What newspaper articles and grant proposals have in common is that they must present as much relevant information in as compact a form as possible at the beginning of the document. Newspaper readers are short on time and grant proposal readers, by virtue of the many proposals on their desks, are short on patience; if you do not catch and hold their attention, you have lost them. While readers of novels and readers of technical literature approach texts with different purposes in mind (one is in for the long-haul and there for entertainment, and the other might pick and choose what he or she reads in the search for information), texts for both can be wordier and more comprehensive than the essay form under consideration here. Furthermore, while document types other than the essay might employ formal structures different from those explored here, a single essay might contain more than one of the tripartite argument forms discussed in this essay.
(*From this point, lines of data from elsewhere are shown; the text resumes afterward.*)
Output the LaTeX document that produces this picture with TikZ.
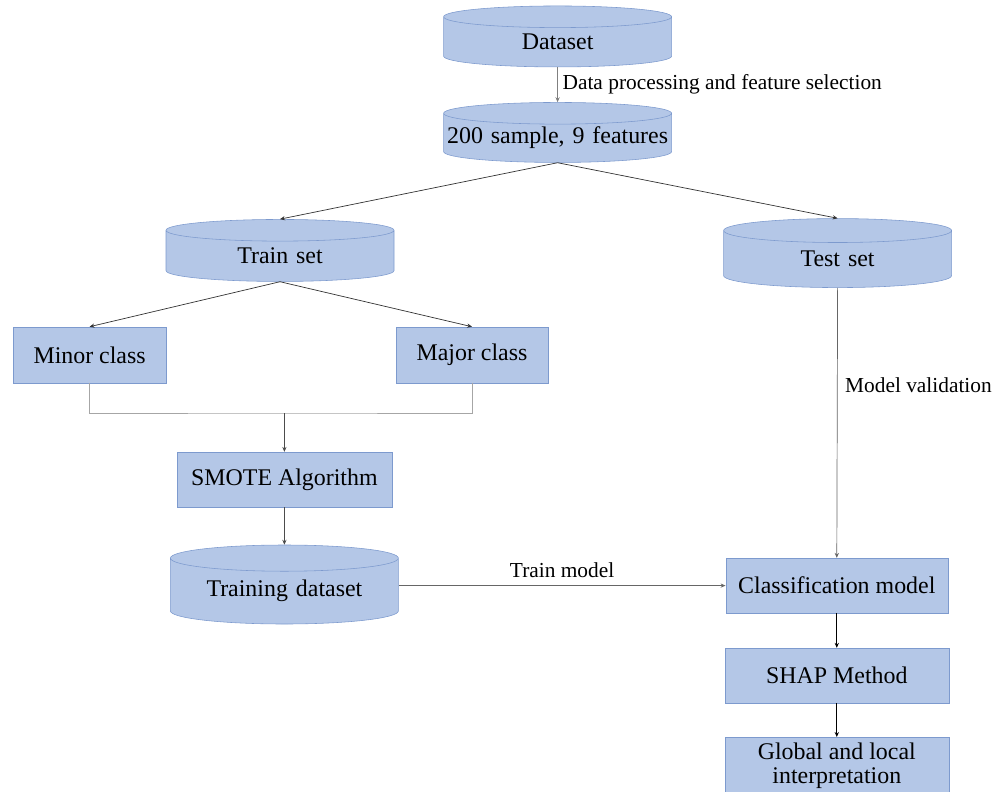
\documentclass[tikz,border=0pt]{standalone}
\usepackage{fontspec}
\setmainfont{Liberation Serif}
\usetikzlibrary{shapes.geometric,arrows.meta}

\definecolor{boxfill}{RGB}{180,199,231}
\definecolor{boxline}{RGB}{125,154,206}

\tikzset{
	db/.style={cylinder, shape border rotate=90, aspect=0.095, text width=5.7cm, align=center, draw=boxline, fill=boxfill, inner sep=0pt, font=\fontsize{17}{20}\selectfont},
	box/.style={rectangle, draw=boxline, fill=boxfill, inner sep=0pt, font=\fontsize{17}{17}\selectfont},
	lbl/.style={font=\fontsize{15.2}{18}\selectfont},
	tip/.style={-{Stealth[length=3.5pt,width=3pt]}},
}

\begin{document}
\begin{tikzpicture}
		\useasboundingbox (0,0) rectangle (25.05,-19.8);
		\node[db, minimum height=1.525cm] (dataset) at (13.94,-1.05) {Dataset};
		\node[db, minimum height=1.5cm] (sample) at (13.94,-3.45) {200 sample, 9 features};
		\node[db, minimum height=1.55cm] (trainset) at (7.0,-6.4) {Train set};
		\node[db, minimum height=1.725cm, aspect=0.105] (testset) at (20.94,-6.48) {Test set};
		\node[box, minimum width=3.825cm, minimum height=1.4cm] (minor) at (2.24,-8.875) {Minor class};
		\node[box, minimum width=3.8cm, minimum height=1.4cm] (major) at (11.8,-8.875) {Major class};
		\node[box, minimum width=5.375cm, minimum height=1.375cm] (smote) at (7.11,-11.99) {SMOTE Algorithm};
		\node[db, minimum height=1.975cm, aspect=0.115] (trainingdata) at (7.11,-14.78) {Training dataset};
		\node[box, minimum width=5.55cm, minimum height=1.375cm] (model) at (20.92,-14.64) {Classification model};
		\node[box, minimum width=5.6cm, minimum height=1.375cm] (shap) at (20.92,-16.89) {SHAP Method};
		\node[box, minimum width=5.6cm, inner ysep=4pt, align=center, anchor=north] (interp) at (20.92,-18.425) {Global and local\\interpretation\\\mbox{}};
		\coordinate (join) at (7.11,-10.325);

		\draw[tip, gray, line width=0.5pt] (dataset.south) -- (sample.north) node[lbl, midway, right, black] {Data processing and feature selection};
		\foreach \t in {trainset, testset}
			\draw[tip, black!80, line width=0.5pt] (sample.south) -- (\t.north);
		\foreach \t in {minor, major}
			\draw[tip, black!80, line width=0.5pt] (trainset.south) -- (\t.north);
		\draw[black!35, line width=0.6pt] (minor.south) |- (join) -| (major.south);
		\draw[tip, black!70, line width=0.5pt] (join) -- (smote.north);
		\draw[tip, black!70, line width=0.5pt] (smote.south) -- (trainingdata.north);
		\draw[tip, black!60, line width=0.5pt] (model.west -| trainingdata.east) -- (model.west) node[lbl, midway, above, black, yshift=2pt] {Train model};
		\draw[tip, black!60, line width=0.5pt] (testset.south) -- (model.north) node[lbl, pos=0.36, right, black, xshift=2pt] {Model validation};
		\draw[tip, black, line width=0.8pt] (model.south) -- (shap.north);
		\draw[tip, black, line width=0.8pt] (shap.south) -- (interp.north);
	\end{tikzpicture}
\end{document}
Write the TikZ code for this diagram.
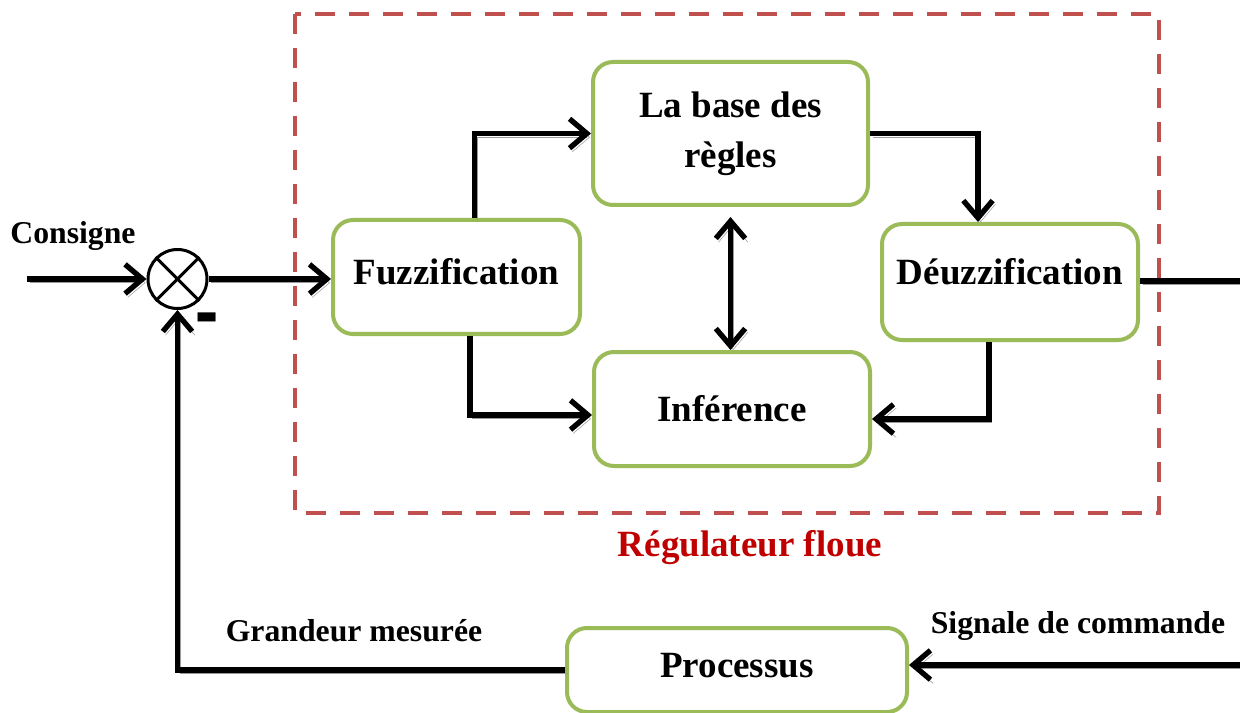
\documentclass[tikz,border=0pt]{standalone}
\usepackage{fontspec}
\setmainfont{Liberation Serif}
\usetikzlibrary{arrows.meta}
\definecolor{boxgreen}{HTML}{9BBB59}
\definecolor{framered}{HTML}{C0504D}
\definecolor{titlered}{HTML}{C00000}
\definecolor{shadowgray}{HTML}{9A9A9A}

\begin{document}
\begin{tikzpicture}[x=0.75pt,y=-0.75pt,
  blk/.style={draw=boxgreen, line width=3pt, rounded corners=15pt, fill=white,
    align=center, inner sep=0pt, font=\bfseries\fontsize{27.75}{37.5}\selectfont},
  lbl/.style={font=\bfseries\fontsize{23.8}{28}\selectfont, inner sep=0pt},
  wire/.style={line width=4pt,
    preaction={draw=shadowgray, transform canvas={shift={(2pt,-2.8pt)}}}},
  tip/.tip={Straight Barb[length=13pt,width=22pt]},
  conn/.style={wire, -tip},
  dconn/.style={wire, tip-tip},
]
\useasboundingbox (0,0) rectangle (1240,713);
\clip (0,0) rectangle (1240,713);

% fuzzy controller frame
\draw[framered, line width=3pt, dash pattern=on 15pt off 10.5pt] (295,14) rectangle (1159,513);
\node[font=\bfseries\fontsize{27.75}{30}\selectfont, text=titlered] (title) at (750,548) {Régulateur floue};

% blocks
\node[blk, minimum width=185.25pt, minimum height=85.5pt, text depth=9pt] (fuz) at (456.5,277) {Fuzzification};
\node[blk, minimum width=206.25pt, minimum height=107.25pt] (base) at (730.5,133.5) {La base des\\règles};
\node[blk, minimum width=192pt, minimum height=87pt, text depth=16pt] (deff) at (1010,282) {Déuzzification};
\node[blk, minimum width=207pt, minimum height=85.5pt] (inf) at (732,409) {Inférence};
\node[blk, minimum width=255pt, minimum height=63pt, text depth=7pt] (proc) at (737,670) {Processus};

% summing junction
\node[circle, draw, line width=2.25pt, minimum size=44.25pt, inner sep=0pt] (sum) at (177.5,279) {};
\draw[line width=2.25pt] (sum.north west) -- (sum.south east);
\draw[line width=2.25pt] (sum.north east) -- (sum.south west);
\node[font=\bfseries\fontsize{40}{40}\selectfont, inner sep=0pt] (minus) at (207,328) {\scalebox{1.3}[2]{-}};

% labels
\node[lbl] (consigne) at (73,236) {Consigne};
\node[lbl] (mesure) at (354,631) {Grandeur mesurée};
\node[lbl] (commande) at (1078,626) {Signale de commande};

% free ends at the page border
\coordinate (cin) at (27,279);
\coordinate (uout) at (1240,281);
\coordinate (sigin) at (1240,665);

% connectors
\draw[conn] (cin) -- (sum.west);
\draw[conn] (sum.east) -- (fuz.west |- sum.east);
\draw[conn] ([xshift=13.5pt]fuz.north) |- (base.west);
\draw[conn] ([xshift=10pt]fuz.south) |- ([yshift=-4.5pt]inf.west);
\draw[conn] (base.east) -| ([xshift=-24pt]deff.north);
\draw[conn] ([xshift=-15.75pt]deff.south) |- ([yshift=-7.5pt]inf.east);
\draw[dconn, shorten <=7.5pt] (base.south) -- (base.south |- inf.north);
\draw[wire] (deff.east |- uout) -- (uout);
\draw[conn] (sigin) -- (sigin -| proc.east);
\draw[conn] (proc.west) -| (sum.south);
\end{tikzpicture}
\end{document}
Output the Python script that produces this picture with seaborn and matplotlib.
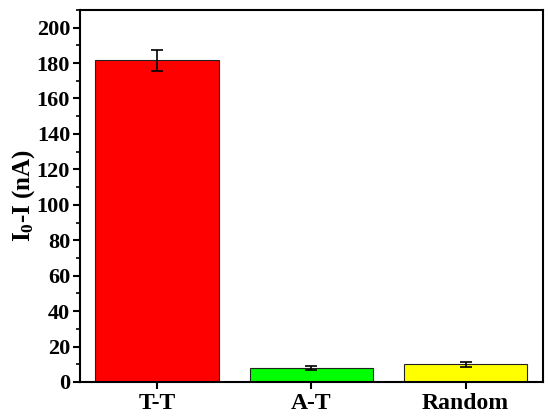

As the reader will note, this particular essay enacted all three base types: the introduction was dialectical, the second section was analytic in nature, the first paragraph of the third section was synthetic while at the same time showing analytic characteristics, and the essay as a whole is synthetic in nature. The use of these three models need not be stale or static, and while other methods of organizing arguments for essays and other texts must not be ignored, mastering the dialectic, analytic, and synthetic structures improves the writing of both novice and experienced writers alike.